Il appartenait au législateur organique de donner vie à la nouvelle rédaction de l’article 11 de la Constitution instituant le référendum d’initiative partagée. Désormais, cette initiative appartiendra non pas aux citoyens, raison pour laquelle on ne parle pas de référendum d’initiative populaire, mais à un cinquième des membres du Parlement, soit le nombre – astronomique ! – de 185 parlementaires. Elle doit ensuite être soutenue par un dixième des électeurs, soit environ 4, 5 millions de soutiens.
Cela ne suffit toutefois pas à rendre obligatoire un référendum, une autre condition étant fixée. Celui-ci ne pourra être organisé que si les deux assemblées n’ont pas examiné le texte qui doit être soumis à référendum.
Enfin, l’article 11 prévoit que la procédure doit être organisée sous le contrôle du Conseil constitutionnel.
Cette initiative prendra la forme d’une proposition de loi qui pourra être déposée indifféremment sur le bureau de l’une ou l’autre des deux assemblées. Le recueil des soutiens, qui seront apportés par voie électronique, s’étalera sur une période de neuf mois. Toutes ces dispositions ont déjà été détaillées par les orateurs qui m’ont précédée à cette tribune.
Il appartiendra au Conseil constitutionnel de vérifier qu’une initiative a reçu le nombre de soutiens nécessaire. En commission mixte paritaire, il a été précisé que ce contrôle serait effectué par une formation restreinte du Conseil constitutionnel, composée de son président et de deux de ses membres. Sur l’initiative du Gouvernement, l'Assemblée nationale a modifié ce point. C’est l’objet de l’amendement n° 1.

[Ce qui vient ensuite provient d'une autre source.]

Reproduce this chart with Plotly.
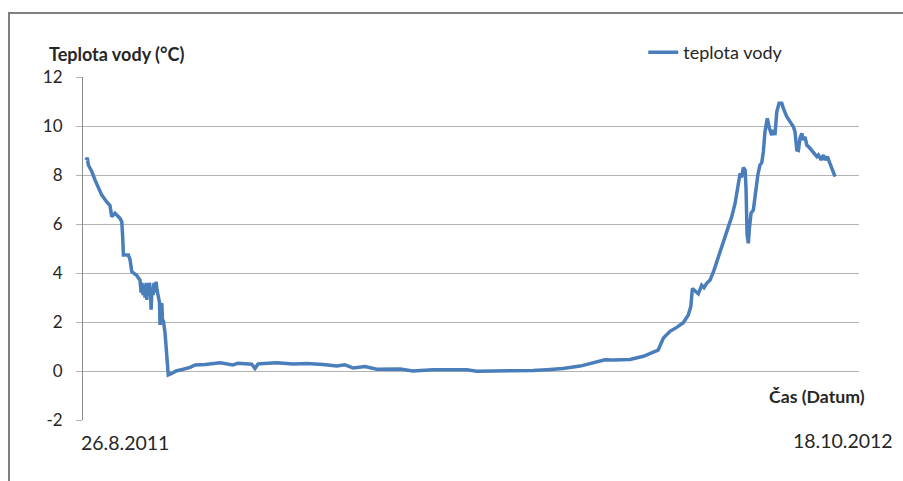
import pandas as pd
import plotly.graph_objects as go

start_date = "2011-08-26"
end_date = "2012-10-18"
date_labels = ["26.8.2011", "18.10.2012"]

# days since 26.8.2011
day = [0, 0.7, 1.3, 3.2, 5.0, 6.9, 8.8, 11.6, 13.4, 14.4, 16.2, 19.0, 20.0, 20.5, 20.9,
       23.7, 24.6, 25.6, 28.4, 30.2, 30.8, 31.3, 31.9, 32.5, 33.0, 33.6, 34.0, 34.4, 35.0,
       35.5, 36.1, 36.4, 36.9, 37.5, 38.0, 38.6, 39.2, 39.7, 40.5, 41.1, 41.4, 42.0, 42.4,
       42.8, 43.2, 44.2, 46.0, 47.9, 50.4, 54.4, 58.2, 61.0, 66.6, 75.0, 82.2, 85.0, 87.8,
       92.7, 94.5, 96.2, 97.3, 106.7, 115.8, 123.5, 132.6, 140.2, 144.9, 149.4, 156.1,
       162.6, 175.7, 182.9, 194.1, 205.3, 213.0, 218.6, 229.8, 238.9, 250.1, 257.7, 266.8,
       276.4, 283.6, 290.3, 294.8, 304.3, 311.8, 317.4, 320.0, 323.0, 326.7, 330.4, 334.1,
       336.9, 338.3, 339.2, 340.7, 342.5, 344.4, 345.7, 347.2, 349.1, 351.3, 353.7, 356.5,
       358.8, 361.2, 363.1, 364.9, 365.9, 366.7, 367.7, 368.7, 369.2, 369.8, 370.5, 371.1,
       372.0, 373.3, 374.6, 375.8, 377.0, 378.0, 378.9, 379.8, 381.1, 382.3, 383.6, 384.5,
       385.4, 386.4, 387.7, 389.2, 390.1, 392.0, 393.8, 395.7, 396.6, 397.6, 398.5, 399.4,
       400.4, 401.3, 402.2, 403.2, 405.0, 406.9, 408.8, 409.7, 411.2, 412.5, 413.4, 414.7,
       415.8, 417.2, 418.0, 419.0]

teplota = [8.61, 8.70, 8.41, 8.14, 7.80, 7.46, 7.18, 6.90, 6.75, 6.30, 6.44, 6.23, 6.09, 5.48, 4.73,
           4.73, 4.55, 4.05, 3.90, 3.70, 3.20, 3.60, 3.10, 3.50, 3.00, 3.60, 2.90, 3.50, 3.10,
           3.60, 3.20, 2.50, 3.40, 3.10, 3.60, 3.20, 3.65, 3.30, 3.03, 2.80, 1.88, 2.70, 2.77,
           2.00, 2.08, 1.55, -0.16, -0.10, 0.00, 0.07, 0.15, 0.25, 0.27, 0.34, 0.25, 0.32, 0.30,
           0.28, 0.10, 0.28, 0.30, 0.34, 0.29, 0.31, 0.27, 0.20, 0.25, 0.12, 0.18,
           0.07, 0.08, 0.00, 0.05, 0.03, 0.05, -0.01, -0.01, 0.02, 0.02, 0.05, 0.10,
           0.20, 0.35, 0.46, 0.45, 0.47, 0.60, 0.75, 0.85, 1.35, 1.62, 1.78, 1.97,
           2.29, 2.63, 3.37, 3.25, 3.15, 3.50, 3.40, 3.58, 3.71, 4.12, 4.67, 5.21,
           5.76, 6.30, 6.85, 7.73, 8.07, 7.90, 8.30, 8.20, 7.46, 5.55, 5.21, 5.82,
           6.44, 6.57, 7.32, 8.00, 8.41, 8.50, 8.95, 9.77, 10.31, 9.90, 9.63, 9.84,
           9.63, 10.58, 10.93, 10.93, 10.72, 10.38, 10.18, 9.97, 9.77, 9.02, 9.00, 9.50,
           9.70, 9.43, 9.56, 9.22, 9.09, 8.89, 8.75, 8.82, 8.61, 8.82, 8.61, 8.75,
           8.54, 8.34, 8.14, 7.93]

y_ticks = [-2, 0, 2, 4, 6, 8, 10, 12]
y_tick_text = ["-2", "0", "2", "4", "6", "8", "10", "12"]

t0 = pd.Timestamp(start_date)
dates = [t0 + pd.Timedelta(days=d) for d in day]

FONT = "Lato, 'Open Sans', sans-serif"
TXT = "#262626"

fig = go.Figure()
fig.add_trace(go.Scatter(
    x=dates, y=teplota, mode="lines", name="teplota vody",
    line=dict(color="#4a7ebb", width=3.5),
))

x0 = t0 - pd.Timedelta(days=1.7)
x1 = t0 + pd.Timedelta(days=432.4)

fig.update_layout(
    width=903, height=481,
    margin=dict(l=83, r=44, t=77, b=61, autoexpand=False),
    paper_bgcolor="white", plot_bgcolor="white",
    font=dict(family=FONT, color=TXT, size=16),
    showlegend=True,
    legend=dict(x=0.722, y=1.071, xanchor="left", yanchor="middle",
                font=dict(size=18, color=TXT), bgcolor="rgba(0,0,0,0)"),
    xaxis=dict(type="date", range=[x0, x1], showgrid=False, showticklabels=False,
               zeroline=False, showline=False, ticks=""),
    yaxis=dict(range=[-2, 12], tickvals=y_ticks, ticktext=y_tick_text, showgrid=True,
               gridcolor="#b3b3b3", gridwidth=1, zeroline=False, showline=True,
               linecolor="#8c8c8c", linewidth=1, ticks="outside", ticklen=6,
               tickcolor="#b3b3b3", tickfont=dict(size=17, color=TXT), ticklabelstandoff=10),
)

fig.add_shape(type="rect", xref="paper", yref="paper",
              x0=(9 - 83) / 776, x1=(906 - 83) / 776,
              y0=(420 - 485) / 343, y1=(420 - 13) / 343,
              line=dict(color="#7f7f7f", width=2), layer="below")

fig.add_annotation(text="<b>Teplota vody (°C)</b>", xref="paper", yref="paper",
                   x=(47 - 83) / 776, y=(420 - 54) / 343, xanchor="left", yanchor="middle",
                   showarrow=False, font=dict(size=18, color=TXT))
fig.add_annotation(text="<b>Čas (Datum)</b>", xref="paper", yref="paper",
                   x=(867 - 83) / 776, y=(420 - 396) / 343, xanchor="right", yanchor="middle",
                   showarrow=False, font=dict(size=17.7, color=TXT))
fig.add_annotation(text=date_labels[0], xref="paper", yref="paper",
                   x=(79 - 83) / 776, y=(420 - 442) / 343, xanchor="left", yanchor="middle",
                   showarrow=False, font=dict(size=19.5, color=TXT))
fig.add_annotation(text=date_labels[1], xref="paper", yref="paper",
                   x=(895 - 83) / 776, y=(420 - 440) / 343, xanchor="right", yanchor="middle",
                   showarrow=False, font=dict(size=19.5, color=TXT))

fig.write_html("out.html", config={"displayModeBar": False},
               post_script="document.body.style.margin='0';document.body.style.overflow='hidden';")
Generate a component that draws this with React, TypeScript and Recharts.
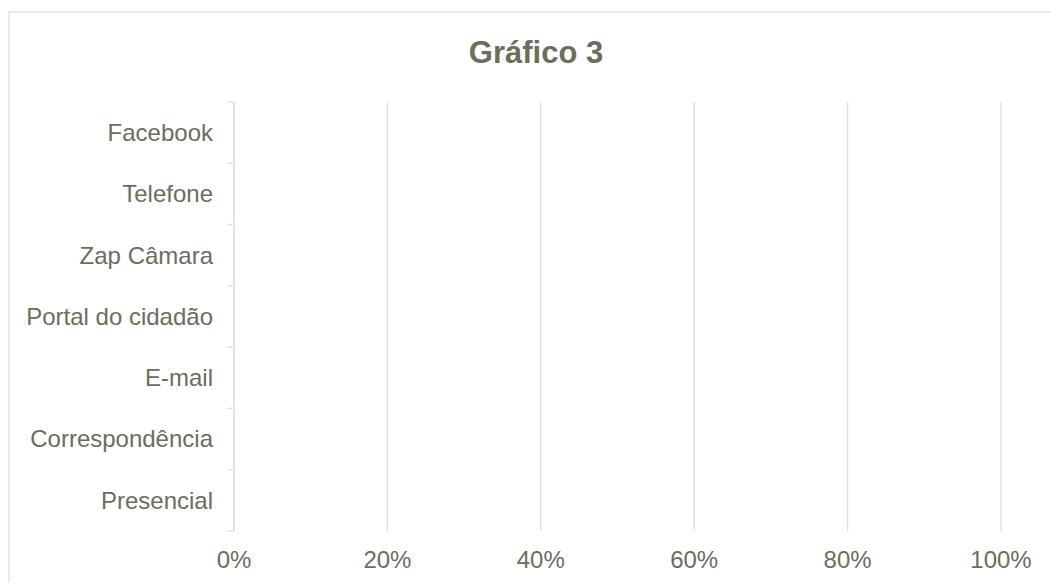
import { BarChart, Bar, XAxis, YAxis, CartesianGrid } from "recharts";

const categories = [
  "Facebook",
  "Telefone",
  "Zap Câmara",
  "Portal do cidadão",
  "E-mail",
  "Correspondência",
  "Presencial",
];
// no bars are drawn in the reference
const values = [0, 0, 0, 0, 0, 0, 0];
const xTicks = [0, 20, 40, 60, 80, 100];

const data = categories.map((name, i) => ({ name, value: values[i] }));

const TEXT = "#6b6e5a";
const GRID = "#e3e3de";
const FONT = "'Liberation Sans', Arial, sans-serif";

function CategoryTick(props: any) {
  const { x, y, payload, index, visibleTicksCount } = props;
  const half = payload.offset ?? 30.65;
  const last = index === (visibleTicksCount ?? categories.length) - 1;
  return (
    <g>
      <text
        x={x - 21}
        y={y}
        dy="0.35em"
        textAnchor="end"
        fill={TEXT}
        fontSize={24}
        fontFamily={FONT}
      >
        {payload.value}
      </text>
      <line x1={x - 7} x2={x} y1={y - half} y2={y - half} stroke={GRID} strokeWidth={1.5} />
      {last && (
        <line x1={x - 7} x2={x} y1={y + half} y2={y + half} stroke={GRID} strokeWidth={1.5} />
      )}
    </g>
  );
}

export default function App() {
  return (
    <div
      style={{
        position: "absolute",
        left: 0,
        top: 0,
        width: 1051,
        height: 583,
        overflow: "hidden",
        background: "#fff",
      }}
    >
      <BarChart
        width={1051}
        height={583}
        data={data}
        layout="vertical"
        margin={{ top: 102, right: 50, bottom: 12, left: 0 }}
      >
        <CartesianGrid horizontal={false} stroke={GRID} strokeWidth={1.5} />
        <XAxis
          type="number"
          domain={[0, 100]}
          ticks={xTicks}
          tickFormatter={(v) => `${v}%`}
          axisLine={false}
          tickLine={false}
          tickMargin={14}
          height={40}
          tick={{ fill: TEXT, fontSize: 24, fontFamily: FONT }}
        />
        <YAxis
          type="category"
          dataKey="name"
          width={234}
          axisLine={{ stroke: GRID, strokeWidth: 1.5 }}
          tickLine={false}
          tickSize={0}
          tickMargin={0}
          interval={0}
          tick={<CategoryTick />}
        />
        <Bar dataKey="value" fill="#8a8c6e" isAnimationActive={false} />
      </BarChart>
      <svg
        width={1051}
        height={583}
        style={{ position: "absolute", left: 0, top: 0, pointerEvents: "none" }}
      >
        <rect x={9} y={12} width={1070} height={590} fill="none" stroke={GRID} strokeWidth={1.5} />
        <text
          x={536}
          y={63}
          textAnchor="middle"
          fill={TEXT}
          fontSize={31}
          fontWeight="bold"
          fontFamily={FONT}
        >
          Gráfico 3
        </text>
      </svg>
    </div>
  );
}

Là encore, on peut s’interroger sur la conformité de ce procédé avec l’adage delegatus delegare non potest, c'est-à-dire « le délégué ne peut pas déléguer ». Pour autant, nous partageons l’idée qu’il faut éviter que le Conseil constitutionnel ne se retrouve submergé par l’ampleur de sa nouvelle tâche, même si, en l’occurrence, les occasions ne seront pas très fréquentes.
Enfin, le projet de loi organique prévoit que la période pendant laquelle les deux assemblées doivent examiner la proposition de loi ayant reçu un nombre suffisant de soutiens s’étale sur six mois.
Nous avons pris la précaution de prévoir que le rejet de la proposition de loi par l’une des deux assemblées n’interromprait pas la navette parlementaire, comme c’est le cas pour les propositions de loi de droit commun. En effet, cela aurait permis à une seule des deux assemblées de forcer l’organisation d’un référendum.
Je tiens ici à faire remarquer qu’un point devra être traité dans les règlements des deux assemblées. En effet, si l’adoption d’une motion tendant à poser la question préalable ou d’une motion tendant à opposer l’exception d’irrecevabilité entraîne le rejet de la proposition de loi examinée, avec ce projet de loi organique, elle entraînera la transmission du texte discuté à l’autre assemblée.
Reste l’adoption d’une motion de renvoi en commission, qui, elle, ne vaut pas rejet du texte examiné. Elle permettrait à l’une des assemblées de garder « au chaud » une proposition de loi référendaire en son sein et d’empêcher sa transmission à l’autre assemblée. Il sera donc utile de préciser dans les règlements respectifs des deux assemblées que le renvoi en commission ne peut être appliqué aux propositions de loi à vocation référendaire.
En conclusion, cela a été souligné, chacun a ici conscience que les chances – ou les risques ! – qu’un référendum puisse être organisé sur le fondement de l’article 11 sont limitées, voire extrêmement restreintes, et ce pour plusieurs raisons.
Tout d’abord, dans la pratique, seul l’un des deux grands partis pourra en être à l’initiative. Ensuite, le nombre de 4, 5 millions de soutiens paraît difficile à atteindre, même avec les progrès de la communication électronique. Enfin et surtout, le référendum n’aura finalement lieu que si les assemblées et le Gouvernement le veulent bien et n’inscrivent pas la proposition de loi à l’ordre du jour des travaux du Parlement.
Pour autant, en tant que législateurs, nous sommes tenus de mettre en œuvre toutes les dispositions de la Constitution, ce que le gouvernement précédent s’était refusé à faire. C’est pourquoi, malgré les réserves qui viennent d’être énoncées dans cet hémicycle par mes collègues et par moi-même, le groupe socialiste apportera son soutien à ce dispositif.